I can see the inclusion $\fbox{$\subset$}$. Denote by $(-)^{C_1}$ complement in $\Omega_1$ and by $(-)^{C_2}$ complement in $\Omega_2$. Let $f \equiv \widetilde f \in C^\infty(\mathrm{sing\,supp}(f)^{C_1}), g \equiv \widetilde g \in C^\infty(\mathrm{sing\,supp}(g)^{C_2})$. Then $f \times g \equiv \widetilde f(x) \widetilde g(y)$ on

$$C^\infty(\mathrm{sing\,supp}(f)^{C_1} \times \mathrm{sing\,supp}(g)^{C_2}) = C^\infty(\Omega_1 \times \Omega_2 \setminus (\Omega_1 \times \mathrm{sing\,supp}(g) \cup\mathrm{sing\,supp}(f) \times \Omega_2)),$$ and $f \times g \equiv 0 \equiv \widetilde f(x) \widetilde g(y)$ on

$$C^\infty(\mathrm{supp}(f)^{C_1} \times \Omega_2 \cup \Omega_1 \times \mathrm{supp}(g)^{C_2}) = C^\infty(\Omega_1 \times \Omega_2 \setminus \mathrm{supp}(f) \times \mathrm{supp}(g)).$$

Hence, \begin{align*} \mathrm{sing\,supp}(f \times g) &\subset (\Omega_1 \times \mathrm{sing\,supp}(g) \cup \mathrm{sing\,supp}(f) \times \Omega_2) \cap \mathrm{supp}(f) \times \mathrm{supp}(g) = \\ & = (\Omega_1 \times \mathrm{sing\,supp}(g) \cap \mathrm{supp}(f) \times \mathrm{supp}(g)) \cup (\mathrm{sing\,supp}(f) \times \Omega_2 \cap \mathrm{supp}(f) \times \mathrm{supp}(g)) = \\ &= \mathrm{sing\,supp}(f) \times \mathrm{supp}(g) \cup \mathrm{supp}(f) \times \mathrm{sing\,supp}(g), \end{align*} since $\mathrm{sing\,supp}(f) \subset \mathrm{supp}(f), \mathrm{sing\,supp}(g) \subset \mathrm{supp}(g)$.

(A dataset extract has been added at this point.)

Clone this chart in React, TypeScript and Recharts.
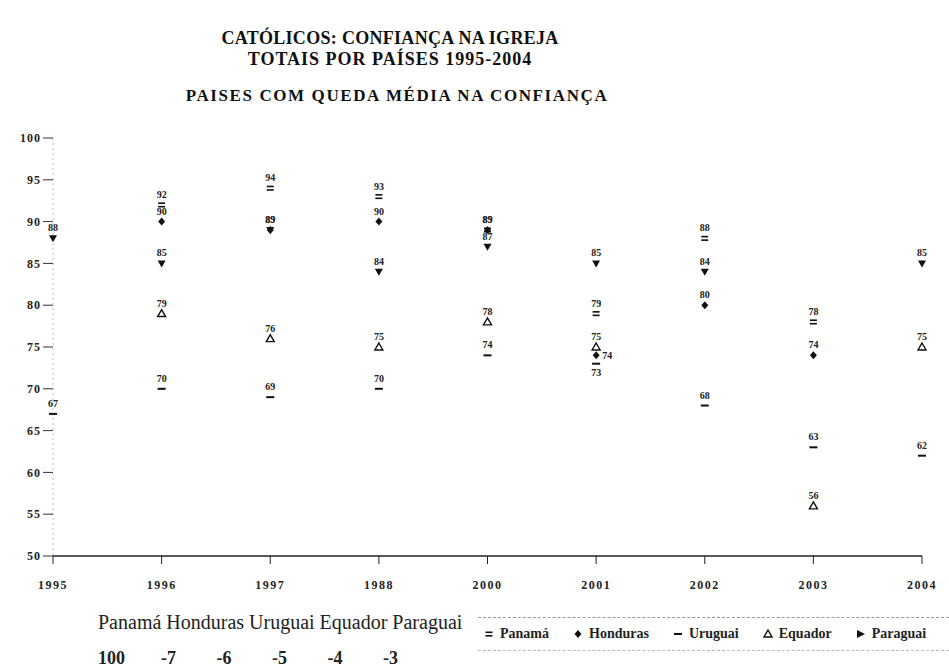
import { LineChart, Line, XAxis, YAxis, LabelList, Legend } from 'recharts';

const years = ['1995', '1996', '1997', '1988', '2000', '2001', '2002', '2003', '2004'];
const panama = [null, 92, 94, 93, 89, 79, 88, 78, null];
const honduras = [null, 90, 89, 90, 89, 74, 80, 74, null];
const uruguai = [67, 70, 69, 70, 74, 73, 68, 63, 62];
const equador = [null, 79, 76, 75, 78, 75, null, 56, 75];
const paraguai = [88, 85, 89, 84, 87, 85, 84, null, 85];
const yTicks = [50, 55, 60, 65, 70, 75, 80, 85, 90, 95, 100];

const data = years.map((year, i) => ({
  year,
  panama: panama[i],
  honduras: honduras[i],
  uruguai: uruguai[i],
  equador: equador[i],
  paraguai: paraguai[i],
}));

const SERIF = "'Liberation Serif', 'DejaVu Serif', serif";

// where a value label goes when points crowd together (default: above the mark)
const labelSide: Record<string, Record<number, string>> = {
  honduras: { 5: 'right' },
  uruguai: { 5: 'bottom' },
};

// small black glyph-like markers, as in the scanned original
function Marker({ kind, x, y }: { kind: string; x: number; y: number }) {
  switch (kind) {
    case 'panama':
      return (
        <g>
          <rect x={x - 3.5} y={y - 2.5} width={7} height={1.6} fill="#111" />
          <rect x={x - 3.5} y={y + 1} width={7} height={1.6} fill="#111" />
        </g>
      );
    case 'honduras':
      return <path d={`M${x},${y - 4} L${x + 3.5},${y} L${x},${y + 4} L${x - 3.5},${y} Z`} fill="#111" />;
    case 'uruguai':
      return <rect x={x - 4} y={y - 1} width={8} height={2} fill="#111" />;
    case 'equador':
      return <path d={`M${x},${y - 4} L${x + 4},${y + 3} L${x - 4},${y + 3} Z`} fill="none" stroke="#111" strokeWidth={1.4} />;
    default:
      return <path d={`M${x - 4},${y - 3} L${x + 4},${y - 3} L${x},${y + 4} Z`} fill="#111" />;
  }
}

const makeDot = (kind: string) => (props: any) => {
  const { cx, cy, value, index } = props;
  if (value == null || cx == null || cy == null) return <g key={`${kind}-${index}`} />;
  return (
    <g key={`${kind}-${index}`}>
      <Marker kind={kind} x={cx} y={cy} />
    </g>
  );
};

const makeLabel = (kind: string) => (props: any) => {
  const { x, y, value, index } = props;
  if (value == null || x == null || y == null) return null;
  const side = (labelSide[kind] || {})[index] || 'top';
  let tx = x;
  let ty = y - 7;
  let anchor = 'middle';
  if (side === 'right') {
    tx = x + 6;
    ty = y + 3.5;
    anchor = 'start';
  } else if (side === 'bottom') {
    ty = y + 12;
  }
  return (
    <text x={tx} y={ty} textAnchor={anchor} fill="#222" fontFamily={SERIF} fontWeight="bold" fontSize={10}>
      {value}
    </text>
  );
};

const seriesList = [
  { key: 'panama', name: 'Panamá' },
  { key: 'honduras', name: 'Honduras' },
  { key: 'uruguai', name: 'Uruguai' },
  { key: 'equador', name: 'Equador' },
  { key: 'paraguai', name: 'Paraguai' },
];

function LegendBox() {
  return (
    <div
      style={{
        borderTop: '1px dashed #999',
        borderBottom: '1px dashed #bbb',
        height: 32,
        display: 'flex',
        alignItems: 'center',
        gap: 24,
        paddingLeft: 6,
        fontFamily: SERIF,
        fontSize: 14,
        fontWeight: 'bold',
        color: '#222',
      }}
    >
      {seriesList.map((s) => (
        <span key={s.key} style={{ display: 'flex', alignItems: 'center', gap: 6 }}>
          <svg width={10} height={10}>
            {s.key === 'paraguai' ? (
              <path d="M1,1 L9,5 L1,9 Z" fill="#111" />
            ) : (
              <Marker kind={s.key} x={5} y={5} />
            )}
          </svg>
          {s.name}
        </span>
      ))}
    </div>
  );
}

export default function App() {
  return (
    <div style={{ position: 'absolute', left: 0, top: 0, width: 949, height: 670, overflow: 'hidden', background: '#fff' }}>
      <div style={{ position: 'absolute', left: 0, width: 780, top: 28, textAlign: 'center', fontFamily: SERIF, fontWeight: 'bold', fontSize: 18, lineHeight: '21px', color: '#111', letterSpacing: 0.3 }}>
        CATÓLICOS: CONFIANÇA NA IGREJA
        <br />
        <span style={{ letterSpacing: 1 }}>TOTAIS POR PAÍSES 1995-2004</span>
      </div>
      <div style={{ position: 'absolute', left: 0, width: 794, top: 86, textAlign: 'center', fontFamily: SERIF, fontWeight: 'bold', fontSize: 17, letterSpacing: 1.6, color: '#111' }}>
        PAISES COM QUEDA MÉDIA NA CONFIANÇA
      </div>

      <div style={{ position: 'absolute', left: 0, top: 0 }}>
        <LineChart width={949} height={670} data={data} margin={{ top: 138, right: 27, bottom: 51, left: 8 }}>
          <XAxis
            dataKey="year"
            axisLine={{ stroke: '#222', strokeWidth: 1.5 }}
            tickLine={{ stroke: '#222' }}
            tickSize={8}
            tick={{ fill: '#222', fontFamily: SERIF, fontWeight: 'bold', fontSize: 12, letterSpacing: 1.5 }}
            tickMargin={16}
            height={30}
          />
          <YAxis
            domain={[50, 100]}
            ticks={yTicks}
            width={45}
            axisLine={{ stroke: '#bbb', strokeDasharray: '2 3' }}
            tickLine={{ stroke: '#333' }}
            tickSize={10}
            tick={{ fill: '#222', fontFamily: SERIF, fontWeight: 'bold', fontSize: 12, letterSpacing: 1 }}
          />
          <Legend
            verticalAlign="bottom"
            wrapperStyle={{ position: 'absolute', left: 478, top: 617, width: 471, height: 33 }}
            content={() => <LegendBox />}
          />
          {seriesList.map((s) => (
            <Line
              key={s.key}
              dataKey={s.key}
              name={s.name}
              stroke="none"
              strokeWidth={0}
              dot={makeDot(s.key)}
              activeDot={false}
              isAnimationActive={false}
            >
              <LabelList dataKey={s.key} content={makeLabel(s.key)} />
            </Line>
          ))}
        </LineChart>
      </div>

      <div style={{ position: 'absolute', left: 98, top: 611, fontFamily: SERIF, fontSize: 20, color: '#222', whiteSpace: 'pre' }}>
        Panamá Honduras Uruguai Equador Paraguai
      </div>
      <div style={{ position: 'absolute', left: 98, top: 648, fontFamily: SERIF, fontSize: 18, fontWeight: 'bold', color: '#222', whiteSpace: 'pre' }}>
        {'100        -7         -6         -5         -4         -3'}
      </div>
    </div>
  );
}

The other direction seems natural to my, but I don't how to formalize the reasonings.

My question is motivated by the fact that $\mathrm{sing\,supp}(\Theta(x) \Theta(y)) = \{0\} \times \mathbb R_+ \cup \mathbb R_+ \times \{0\}$.

I would appreciate any help.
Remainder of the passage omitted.